Basil Paterson died Wednesday night at Mount Sinai Hospital in Manhattan, just 11 days shy of his 88th birthday. Paterson lived in a Harlem building along with his longtime friend and political ally, Rep. Charles Rangel.

"The difference between Basil and the rest of us is that nobody could ever say, never heard anyone say anything negative about Basil Paterson," Rangel said.

First elected to the state Senate in 1965, Paterson ran unsuccessfully for lieutenant governor in 1970. He was appointed deputy mayor by Ed Koch in 1978, but left the post a year later to serve as New York's Secretary of State, the first African-American to hold that position.

Paterson was part of the Harlem "Gang of Four" that included Rangel, former Mayor David Dinkins, and politician-turned-businessman Percy Sutton, who died in 2009.

"I don't know whether most people know that, but we were just four friends with similar backgrounds and certainly, dedicated public service," Rangel said.

Paterson is survived by his wife and two children, including former Governor David Paterson.

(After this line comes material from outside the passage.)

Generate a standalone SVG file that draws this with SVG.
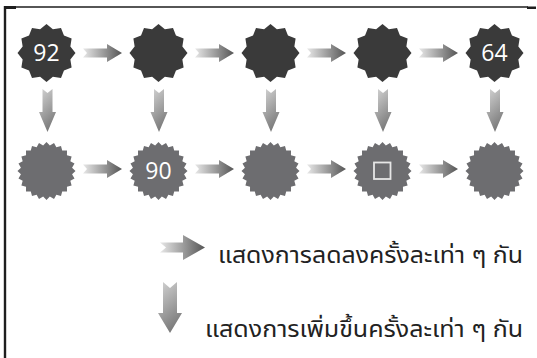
<svg xmlns="http://www.w3.org/2000/svg" width="537" height="358" viewBox="0 0 537 358">
<style>
.top{fill:#3a3a3a}
.bot{fill:#6d6d70}
.num{font-family:"Open Sans","Noto Sans",sans-serif;font-size:23px;fill:#ffffff;text-anchor:middle}
.leg{font-family:"Noto Sans Thai","Tahoma","Loma","Garuda",sans-serif;font-size:23px;fill:#222}
.frame{stroke:#1e1e1e;fill:none}
</style>
<defs>
<linearGradient id="gh" x1="0" y1="0" x2="1" y2="0">
<stop offset="0" stop-color="#e8e8e8"/>
<stop offset="1" stop-color="#555555"/>
</linearGradient>
<linearGradient id="gv" x1="0" y1="0" x2="0.4" y2="1">
<stop offset="0" stop-color="#d4d4d4"/>
<stop offset="1" stop-color="#7c7c7c"/>
</linearGradient>
<path id="star12" d="M0.00,-29.00 L6.39,-23.86 L14.50,-25.11 L17.47,-17.47 L25.11,-14.50 L23.86,-6.39 L29.00,0.00 L23.86,6.39 L25.11,14.50 L17.47,17.47 L14.50,25.11 L6.39,23.86 L0.00,29.00 L-6.39,23.86 L-14.50,25.11 L-17.47,17.47 L-25.11,14.50 L-23.86,6.39 L-29.00,0.00 L-23.86,-6.39 L-25.11,-14.50 L-17.47,-17.47 L-14.50,-25.11 L-6.39,-23.86 Z"/>
<path id="star24" d="M0.00,-29.00 L3.36,-25.57 L7.51,-28.01 L9.87,-23.83 L14.50,-25.11 L15.70,-20.46 L20.51,-20.51 L20.46,-15.70 L25.11,-14.50 L23.83,-9.87 L28.01,-7.51 L25.57,-3.36 L29.00,0.00 L25.57,3.36 L28.01,7.51 L23.83,9.87 L25.11,14.50 L20.46,15.70 L20.51,20.51 L15.70,20.46 L14.50,25.11 L9.87,23.83 L7.51,28.01 L3.36,25.57 L0.00,29.00 L-3.36,25.57 L-7.51,28.01 L-9.87,23.83 L-14.50,25.11 L-15.70,20.46 L-20.51,20.51 L-20.46,15.70 L-25.11,14.50 L-23.83,9.87 L-28.01,7.51 L-25.57,3.36 L-29.00,0.00 L-25.57,-3.36 L-28.01,-7.51 L-23.83,-9.87 L-25.11,-14.50 L-20.46,-15.70 L-20.51,-20.51 L-15.70,-20.46 L-14.50,-25.11 L-9.87,-23.83 L-7.51,-28.01 L-3.36,-25.57 Z"/>
<path id="ah" fill="url(#gh)" d="M0,-4.5 L24,-4.5 L24,-9 L39,0 L24,9 L24,4.5 L0,4.5 L4,0 Z"/>
<path id="av" fill="url(#gv)" d="M-5,0 L0,4 L5,0 L5,23 L8.5,23 L0,43 L-8.5,23 L-5,23 Z"/>
</defs>
<g id="frame">
<line class="frame" x1="4" y1="7" x2="528" y2="7" stroke-width="1.6"/>
<line class="frame" x1="5" y1="6" x2="5" y2="358" stroke-width="2.4"/>
<rect x="4" y="6" width="12" height="3" fill="#1e1e1e"/>
<rect x="527" y="6.5" width="9" height="2.5" fill="#1e1e1e"/>
</g>
<g id="connectors">
<use href="#ah" x="83" y="53"/>
<use href="#ah" x="195" y="53"/>
<use href="#ah" x="307" y="53"/>
<use href="#ah" x="419" y="53"/>
<use href="#ah" x="83" y="169"/>
<use href="#ah" x="195" y="169"/>
<use href="#ah" x="307" y="169"/>
<use href="#ah" x="419" y="169"/>
<use href="#av" x="47.5" y="89"/>
<use href="#av" x="159" y="89"/>
<use href="#av" x="271" y="89"/>
<use href="#av" x="383" y="89"/>
<use href="#av" x="495" y="89"/>
</g>
<g id="n1"><use href="#star12" class="top" x="46.5" y="53"/><text class="num" x="46.5" y="61">92</text></g>
<g id="n2"><use href="#star12" class="top" x="158.5" y="53"/></g>
<g id="n3"><use href="#star12" class="top" x="270.5" y="53"/></g>
<g id="n4"><use href="#star12" class="top" x="382.5" y="53"/></g>
<g id="n5"><use href="#star12" class="top" x="494.5" y="53"/><text class="num" x="494.5" y="61">64</text></g>
<g id="m1"><use href="#star24" class="bot" x="46.5" y="171"/></g>
<g id="m2"><use href="#star24" class="bot" x="158.5" y="171"/><text class="num" x="158.5" y="179">90</text></g>
<g id="m3"><use href="#star24" class="bot" x="270.5" y="171"/></g>
<g id="m4"><use href="#star24" class="bot" x="382.5" y="171"/><rect x="374" y="162.5" width="16.5" height="16.5" fill="none" stroke="#e6e6e6" stroke-width="1.8"/></g>
<g id="m5"><use href="#star24" class="bot" x="494.5" y="171"/></g>
<g id="legend">
<path fill="url(#gh)" d="M160,242.5 L183,242.5 L183,235 L205,247.5 L183,260 L183,252.5 L160,252.5 L166,247.5 Z"/>
<path fill="url(#gv)" d="M163,282 L170,288 L177,282 L177,313 L182,313 L170,333 L158,313 L163,313 Z"/>
<text class="leg" x="218" y="263" textLength="305" lengthAdjust="spacingAndGlyphs">แสดงการลดลงครั้งละเท่า ๆ กัน</text>
<text class="leg" x="205" y="337" textLength="318" lengthAdjust="spacingAndGlyphs">แสดงการเพิ่มขึ้นครั้งละเท่า ๆ กัน</text>
</g>
</svg>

Former Assemblyman Adam Clayton Powell IV is the son of former Harlem Rep. Adam Clayton Powell Jr. He said Basil Paterson came to see his father in 1970 when Powell was locked in a bitter Democratic primary with Rangel, who was running for the first time.

"And Basil said, 'Adam, I want to be with you. None of those guys helped me when I was running,'" Powell IV said. "And my dad said, 'Listen, I have cancer. I don't have much of a political future, but you do. Go ahead and support Charlie Rangel.'"

Rangel won that race and went on to form the close political alliance with Paterson, Sutton and Dinkins.

"Basil ran for the Senate in 1965, and I ran for the Assembly in '65. We were on opposite tickets," Dinkins said.

In a statement, Mayor Bill de Blasio said, "New York City has lost a progressive giant who committed his life to lifting up others. Like so many in this city, I often sought Basil's advice."